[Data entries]

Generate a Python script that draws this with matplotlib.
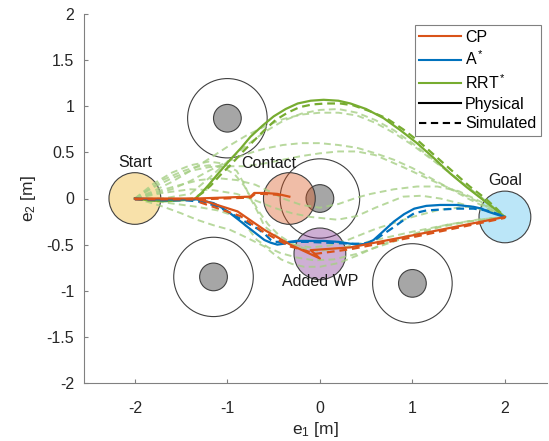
import numpy as np
import matplotlib.pyplot as plt
import matplotlib.patches as pat
from matplotlib.lines import Line2D

plt.rcParams['font.family'] = ['Liberation Sans', 'DejaVu Sans']
plt.rcParams['mathtext.fontset'] = 'custom'
plt.rcParams['mathtext.rm'] = 'Liberation Sans'
plt.rcParams['mathtext.it'] = 'Liberation Sans'

# circles: (x, y, r)
start = (-2.0, 0.0, 0.28)
goal = (2.0, -0.2, 0.28)
contact = (-0.33, 0.0, 0.28)
added_wp = (0.0, -0.6, 0.28)
obstacles = [(-1.0, 0.87), (0.0, 0.0), (-1.15, -0.85), (1.0, -0.92)]
obs_outer = 0.43
obs_inner = 0.15

# CP (contact planning) paths
cp_phys_x = [-2.0, -1.33, -0.75, -0.71, -0.6, -0.46, -0.33, np.nan,
             -1.33, -0.89, -0.6, -0.32, 0.0, -0.1, 0.33, 1.0, 2.0]
cp_phys_y = [0.0, 0.0, 0.02, 0.06, 0.06, 0.05, 0.02, np.nan,
             0.0, -0.14, -0.34, -0.5, -0.65, -0.56, -0.53, -0.4, -0.2]
cp_sim_x = [-2.0, -1.33, -0.75, -0.7, -0.6, -0.46, -0.38, np.nan,
            -1.3, -0.86, -0.6, -0.32, -0.14, -0.05, 0.33, 1.0, 2.0]
cp_sim_y = [-0.01, -0.01, 0.01, 0.05, 0.05, 0.04, 0.02, np.nan,
            -0.04, -0.19, -0.37, -0.52, -0.57, -0.6, -0.55, -0.42, -0.21]

# A* paths
astar_phys_x = [-2.0, -1.7, -1.45, -1.33, -1.24, -1.15, -1.06, -0.97, -0.88,
                -0.78, -0.69, -0.6, -0.53, -0.46, -0.39, -0.32, -0.26, -0.1,
                0.04, 0.2, 0.33, 0.42, 0.5, 0.58, 0.68, 0.8, 0.91, 1.02, 1.15,
                1.3, 1.48, 1.66, 1.75, 1.81, 1.9, 2.0]
astar_phys_y = [0.0, -0.01, -0.01, -0.01, -0.03, -0.05, -0.1, -0.16, -0.23,
                -0.31, -0.38, -0.45, -0.48, -0.5, -0.49, -0.47, -0.46, -0.46,
                -0.46, -0.47, -0.49, -0.5, -0.49, -0.45, -0.36, -0.25, -0.17,
                -0.11, -0.08, -0.07, -0.07, -0.09, -0.11, -0.14, -0.17, -0.2]
astar_sim_x = [-2.0, -1.7, -1.45, -1.33, -1.22, -1.1, -0.98, -0.86, -0.76,
               -0.67, -0.59, -0.53, -0.5, -0.3, -0.14, 0.1, 0.33, 0.45, 0.52,
               0.58, 0.68, 0.8, 0.91, 1.02, 1.15, 1.3, 1.48, 1.66, 1.8, 1.9, 2.0]
astar_sim_y = [-0.01, -0.02, -0.02, -0.03, -0.05, -0.09, -0.15, -0.22, -0.28,
               -0.33, -0.39, -0.45, -0.47, -0.47, -0.47, -0.48, -0.49, -0.49,
               -0.48, -0.46, -0.39, -0.31, -0.23, -0.16, -0.13, -0.12, -0.11,
               -0.11, -0.13, -0.16, -0.2]

# RRT* paths
rrt_phys_x = [-2.0, -1.85, -1.68, -1.5, -1.36, -1.28, -1.2, -1.1, -0.97, -0.85,
              -0.75, -0.62, -0.5, -0.37, -0.24, -0.1, 0.04, 0.2, 0.33, 0.5,
              0.69, 0.87, 1.05, 1.23, 1.41, 1.59, 1.77, 1.9, 2.0]
rrt_phys_y = [0.0, -0.02, -0.03, -0.02, -0.01, 0.06, 0.15, 0.27, 0.42, 0.55,
              0.67, 0.79, 0.89, 0.97, 1.03, 1.06, 1.07, 1.06, 1.03, 0.97,
              0.87, 0.74, 0.6, 0.44, 0.27, 0.12, -0.02, -0.12, -0.2]
rrt_sim_x = [-2.0, -1.85, -1.68, -1.5, -1.36, -1.27, -1.18, -1.08, -0.95, -0.83,
             -0.72, -0.6, -0.48, -0.35, -0.22, -0.08, 0.06, 0.22, 0.36, 0.53,
             0.72, 0.9, 1.08, 1.26, 1.44, 1.62, 1.79, 1.91, 2.0]
rrt_sim_y = [0.0, -0.02, -0.02, -0.01, 0.0, 0.06, 0.14, 0.25, 0.38, 0.51,
             0.62, 0.74, 0.85, 0.93, 0.99, 1.02, 1.03, 1.03, 1.01, 0.95,
             0.87, 0.75, 0.61, 0.45, 0.29, 0.13, 0.0, -0.11, -0.2]

# RRT* sampled (simulated) trajectories
rrt_samples = [
    ([-2, -1.8, -1.6, -1.4, -1.2, -1.0, -0.8, -0.6, -0.4, -0.2, 0, 0.2, 0.4,
      0.6, 0.8, 1.0, 1.2, 1.4, 1.6, 1.8, 2.0],
     [0, 0.08, 0.18, 0.3, 0.43, 0.56, 0.68, 0.78, 0.86, 0.91, 0.93, 0.93, 0.9,
      0.82, 0.71, 0.58, 0.43, 0.28, 0.12, -0.03, -0.2]),
    ([-2, -1.7, -1.4, -1.2, -1.0, -0.8, -0.6, -0.4, -0.2, 0, 0.2, 0.4, 0.6,
      0.8, 1.0, 1.2, 1.4, 1.6, 1.8, 2.0],
     [0, 0.0, 0.05, 0.22, 0.4, 0.57, 0.72, 0.84, 0.92, 0.96, 0.97, 0.93, 0.85,
      0.74, 0.6, 0.44, 0.28, 0.12, -0.03, -0.2]),
    ([-2, -1.8, -1.6, -1.4, -1.2, -1.0, -0.8, -0.6, -0.4, -0.2, 0, 0.2, 0.4,
      0.6, 0.8, 1.0, 1.2, 1.4, 1.6, 1.8, 2],
     [0, 0.05, 0.1, 0.19, 0.3, 0.4, 0.48, 0.54, 0.58, 0.6, 0.6, 0.58, 0.55,
      0.49, 0.42, 0.33, 0.22, 0.11, 0.0, -0.1, -0.2]),
    ([-2, -1.8, -1.6, -1.4, -1.2, -1.0, -0.8, -0.6, -0.4, -0.2, 0, 0.2, 0.4,
      0.6, 0.9, 1.2, 1.45, 1.7, 2],
     [0, 0.12, 0.22, 0.3, 0.34, 0.35, 0.35, 0.38, 0.42, 0.46, 0.49, 0.51, 0.51,
      0.47, 0.34, 0.2, 0.09, -0.03, -0.2]),
    ([-2, -1.85, -1.7, -1.5, -1.35, -1.2, -1.05, -0.92, -0.82, -0.74, -0.66,
      -0.56, -0.44, -0.3, -0.15, 0, 0.3, 0.6, 1.0, 1.4, 1.7, 2],
     [0, 0.1, 0.2, 0.29, 0.34, 0.36, 0.34, 0.26, 0.14, 0.0, -0.14, -0.28,
      -0.4, -0.49, -0.55, -0.57, -0.52, -0.45, -0.36, -0.28, -0.23, -0.2]),
    ([-2, -1.85, -1.69, -1.5, -1.33, -1.15, -0.97, -0.8, -0.6, -0.5, -0.42,
      -0.3, -0.17, 0, 0.2, 0.4, 0.55, 0.8, 1.09, 1.35, 1.6, 1.8, 2],
     [0, -0.04, -0.09, -0.16, -0.23, -0.29, -0.34, -0.42, -0.52, -0.6, -0.66,
      -0.71, -0.74, -0.74, -0.7, -0.62, -0.55, -0.45, -0.36, -0.29, -0.25,
      -0.22, -0.2]),
    ([-2, -1.7, -1.33, -1.1, -0.89, -0.78, -0.68, -0.56, -0.43, -0.25, -0.06,
      0.15, 0.4, 0.7, 1.0, 1.3, 1.6, 2],
     [0, -0.04, -0.09, -0.13, -0.2, -0.32, -0.45, -0.53, -0.59, -0.64, -0.67,
      -0.66, -0.6, -0.5, -0.4, -0.31, -0.25, -0.2]),
    ([-2, -1.75, -1.5, -1.3, -1.1, -0.9, -0.7, -0.55, -0.4, -0.2, 0, 0.2, 0.4,
      0.55, 0.8, 1.05, 1.27, 1.5, 1.75, 2],
     [0, 0.08, 0.15, 0.2, 0.22, 0.2, 0.15, 0.08, 0.0, -0.07, -0.1, -0.06, 0.01,
      0.05, 0.1, 0.13, 0.13, 0.08, -0.04, -0.2]),
    ([-2, -1.7, -1.4, -1.15, -0.9, -0.7, -0.5, -0.3, -0.1, 0.19, 0.4, 0.6,
      0.75, 0.9, 1.1, 1.3, 1.5, 1.75, 2],
     [0, 0.06, 0.1, 0.09, 0.05, -0.02, -0.1, -0.16, -0.2, -0.23, -0.19, -0.1,
      -0.04, 0.02, 0.03, 0.0, -0.05, -0.12, -0.2]),
    ([-2, -1.8, -1.6, -1.4, -1.2, -1.05, -0.9, -0.82, -0.75, -0.67, -0.6,
      -0.45, -0.3, -0.1, 0.1, 0.3, 0.6, 1.0, 1.3, 1.6, 1.8, 2],
     [0, 0.16, 0.28, 0.36, 0.4, 0.38, 0.3, 0.16, 0.0, -0.15, -0.3, -0.42,
      -0.5, -0.53, -0.51, -0.45, -0.33, -0.2, -0.12, -0.09, -0.12, -0.2]),
]

c_cp = '#D95319'
c_astar = '#0072BD'
c_rrt = '#77AC30'
c_sample = '#A6CF85'
dash = (0, (3.5, 2.2))

fig = plt.figure(figsize=(5.49, 4.41), dpi=100)
ax = fig.add_axes([84 / 549, 58 / 441, 463 / 549, 369 / 441])

# obstacles
for ox, oy in obstacles:
    ax.add_patch(pat.Circle((ox, oy), obs_outer, facecolor='none',
                            edgecolor='#404040', linewidth=0.8, zorder=1))
    ax.add_patch(pat.Circle((ox, oy), obs_inner, facecolor='#a6a6a6',
                            edgecolor='#404040', linewidth=0.8, zorder=1))

# waypoint circles
for (cx, cy, r), col in [(start, '#EDB120'), (goal, '#4DBEEE'),
                         (contact, '#D95319'), (added_wp, '#7E2F8E')]:
    ax.add_patch(pat.Circle((cx, cy), r, facecolor=col, alpha=0.38,
                            edgecolor='none', zorder=2))
    ax.add_patch(pat.Circle((cx, cy), r, facecolor='none',
                            edgecolor='#404040', linewidth=0.8, zorder=2))

for sx, sy in rrt_samples:
    ax.plot(sx, sy, color=c_sample, linestyle=dash, linewidth=1.4,
            alpha=0.8, zorder=3)

ax.plot(rrt_sim_x, rrt_sim_y, color=c_rrt, linestyle=dash, lw=1.6, zorder=4)
ax.plot(rrt_phys_x, rrt_phys_y, color=c_rrt, lw=1.6, zorder=4)
ax.plot(astar_sim_x, astar_sim_y, color=c_astar, linestyle=dash, lw=1.6, zorder=5)
ax.plot(astar_phys_x, astar_phys_y, color=c_astar, lw=1.6, zorder=5)
ax.plot(cp_sim_x, cp_sim_y, color=c_cp, linestyle=dash, lw=1.6, zorder=6)
ax.plot(cp_phys_x, cp_phys_y, color=c_cp, lw=1.6, zorder=6)

ax.text(-2.0, 0.39, 'Start', ha='center', va='center', fontsize=11.5, color='#1a1a1a')
ax.text(-0.55, 0.38, 'Contact', ha='center', va='center', fontsize=11.5, color='#1a1a1a')
ax.text(2.0, 0.2, 'Goal', ha='center', va='center', fontsize=11.5, color='#1a1a1a')
ax.text(0.0, -0.9, 'Added WP', ha='center', va='center', fontsize=11.5, color='#1a1a1a')

ax.set_xlim(-2.55, 2.455)
ax.set_ylim(-2, 2)
ax.set_xticks([-2, -1, 0, 1, 2])
ax.set_yticks([-2, -1.5, -1, -0.5, 0, 0.5, 1, 1.5, 2])
ax.set_yticklabels(['-2', '-1.5', '-1', '-0.5', '0', '0.5', '1', '1.5', '2'])
ax.set_xticklabels(['-2', '-1', '0', '1', '2'])
for s in ['top', 'right']:
    ax.spines[s].set_visible(False)
for s in ['left', 'bottom']:
    ax.spines[s].set_color('#808080')
ax.tick_params(direction='in', length=3, colors='#808080', labelcolor='#262626',
               labelsize=11.5)
ax.tick_params(axis='x', pad=13)
ax.tick_params(axis='y', pad=7)
ax.set_xlabel('e$_1$ [m]', fontsize=12.5, color='#262626', labelpad=3)
ax.set_ylabel('e$_2$ [m]', fontsize=12.5, color='#262626', labelpad=6)

handles = [Line2D([], [], color=c_cp, lw=1.5),
           Line2D([], [], color=c_astar, lw=1.5),
           Line2D([], [], color=c_rrt, lw=1.5),
           Line2D([], [], color='black', lw=1.5),
           Line2D([], [], color='black', lw=1.5, linestyle=dash)]
labels = ['CP', 'A$^*$', 'RRT$^*$', 'Physical', 'Simulated']
leg = ax.legend(handles, labels, loc='upper right', bbox_to_anchor=(0.987, 0.97),
                borderaxespad=0, fontsize=11.5, fancybox=False, framealpha=1,
                edgecolor='#808080', handlelength=2.6, handletextpad=0.25,
                labelspacing=0.3, borderpad=0.3)
leg.get_frame().set_linewidth(0.8)

fig.savefig('out.png', dpi=100)
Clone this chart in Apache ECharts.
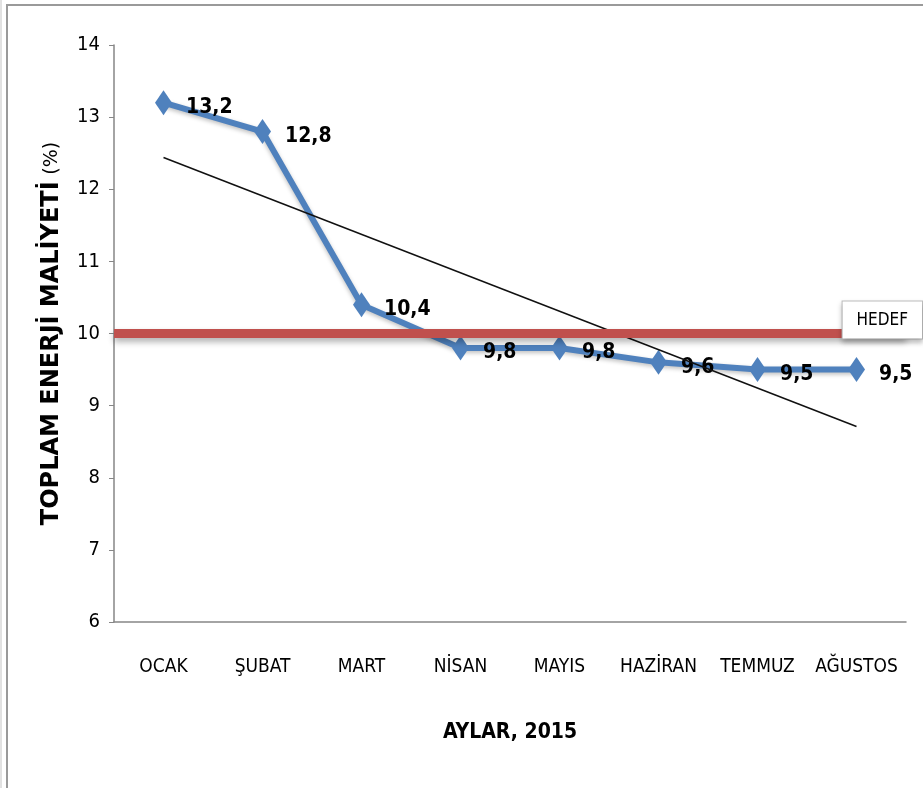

> The request
Start at the first line of the records and write out everything up to and including the line containing "plt.rcParams['mathtext.it'] = 'Liberation". No pictures.

> Answer to this problem
Generate a Python script that draws this with matplotlib.
import numpy as np
import matplotlib.pyplot as plt
import matplotlib.patches as pat
from matplotlib.lines import Line2D

plt.rcParams['font.family'] = ['Liberation Sans', 'DejaVu Sans']
plt.rcParams['mathtext.fontset'] = 'custom'
plt.rcParams['mathtext.rm'] = 'Liberation Sans'
plt.rcParams['mathtext.it'] = 'Liberation Sans'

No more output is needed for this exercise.